C’est seulement en 1686 qu'est recensé un autre Noir dans la vallée du Saint-Laurent. La demande en esclaves noirs était présente, mais un concours de circonstances en empêcha la venue jusqu’à la fin du siècle.
(...)
Au tournant du XVIIIe siècle, lorsque la guerre de succession d’Espagne prend fin, le nombre de Noirs arrivant au Canada augmente par rapport au siècle précédent, mais faiblement. Une troisième demande d’envoi d’une cargaison d’esclaves africains est lancée en 1721 par l’intendant Bégon, suivant celles de 1689 et de 1701. Comme pour les autres, cette ultime requête reste sans réponse. Pourtant, les acheteurs potentiels d’esclaves noirs ne manquaient pas au Canada, mais en raison de la grande distance géographique par rapport à l’Afrique, notamment, aucun bateau négrier ne se rend finalement au Québec. Le nombre de Noirs arrivant annuellement au Canada demeure faible pour toute la durée du régime français, restreint à seulement quelques individus par année.
En 1744 par exemple, on compte 21 nouveaux arrivants Noirs dans la colonie, le plus haut chiffre jamais atteint sur une base annuelle pour l’ensemble du régime français. En grande majorité, ces esclaves proviennent des colonies britanniques et des Antilles.
Les esclaves autochtones
Comparativement aux Noirs, l’afflux d’esclaves autochtones dans la vallée du Saint-Laurent pendant le régime français est bien plus important. Marcel Trudel a recensé près de 2700 esclaves autochtones pour toute la durée de l’esclavage au Québec dont la majorité, près de 1700, ont obtenu ce statut au cours de l’administration française. Cette prédominance autochtone peut être notamment expliquée par le fait qu’ils proviennent d’Amérique du Nord. Leur acheminement jusqu’à la vallée du Saint-Laurent est bien moins long que celui de leurs homologues africains. De plus, certains peuples autochtones pratiquaient déjà leur propre forme d’esclavage avant l’arrivée des Européens. Ces esclaves autochtones sont des prises de guerre souvent capturées lors de conflits intertribaux. Avec la mise en place et le développement de la Nouvelle-France, les relations commerciales entre Français et Autochtones s’accentuent et l’échange d’esclaves autochtones s’établit dans ces pratiques. D’abord offerts comme cadeaux visant à reconnaître la formation de nouvelles alliances, les esclaves sont éventuellement vendus aux Européens.

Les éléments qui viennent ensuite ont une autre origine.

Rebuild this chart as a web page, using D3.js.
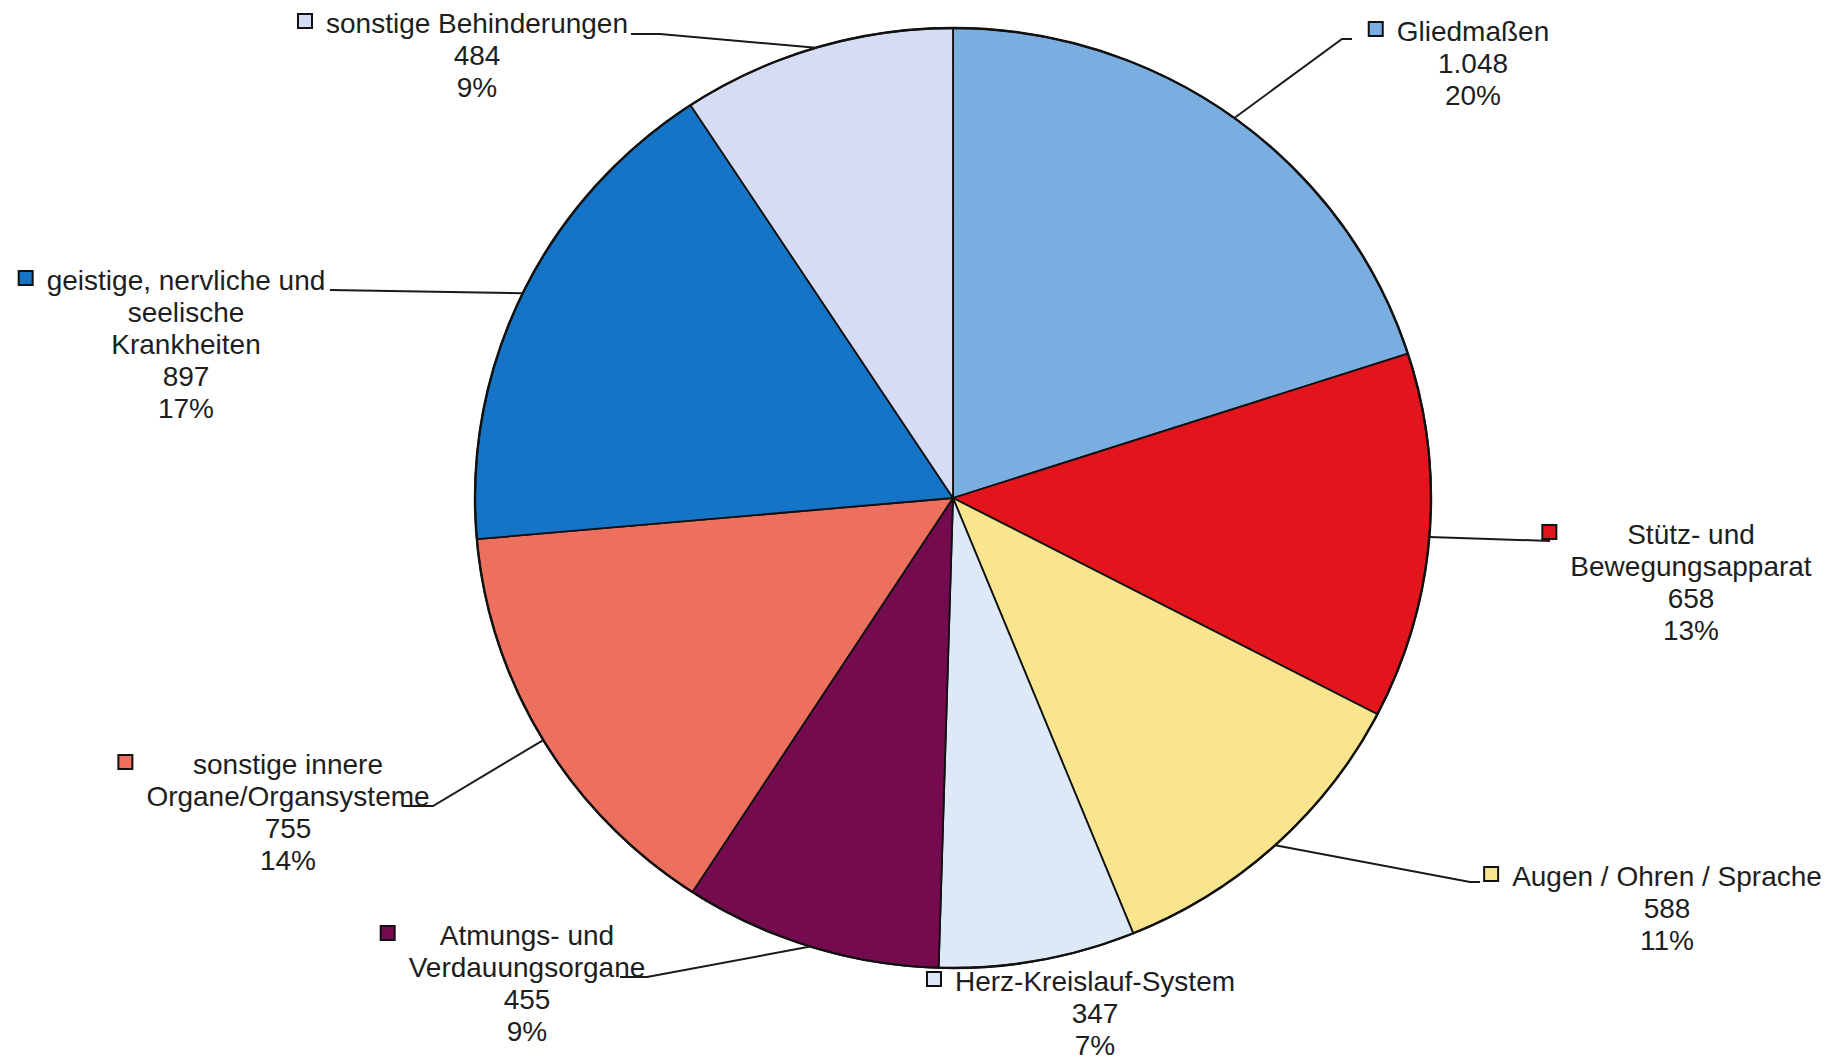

Pendant le XVIIe siècle, l’acquisition d’esclaves autochtones par des Canadiens demeure relativement faible. En effet, l’élite française et la monarchie imposent à ces derniers, notamment avec l’édit de Louis XIV sur l’esclavage de 1689, de refuser tout offre d’esclaves en provenance des Autochtones. On désamorce ainsi le risque pour la colonie que l'acceptation de tels « cadeaux » menacent de faire courir à l'équilibre précaire des jeux d’alliance entre les Français et les peuples autochtones. Malgré ces directives, quelques esclaves autochtones sont intégrés à la société canadienne au XVIIe siècle..
Par exemple, l’explorateur Louis Jolliet, lors de son expédition sur le fleuve Mississippi, se voit offrir un jeune esclave qu’il ramène avec lui dans la colonie en 1674, mais qu’il perd sur la voie du retour lors d’un naufrage près de Montréal. Dans les années 1690, la présence d’esclaves autochtones dans les registres d'état civil de la colonie s’accroit.
Ainsi, de la fin du XVIIe siècle jusqu’au début du XVIIIe siècle, un commerce plus stable d’esclaves autochtones commence à se développer.
Certains peuples situés au sud-ouest de la vallée du Saint-Laurent, entre autres les Illinois et les Ottawa, commencent à vendre leurs prises de guerre aux marchands d’esclaves français qui les ramènent par la suite jusque dans la colonie.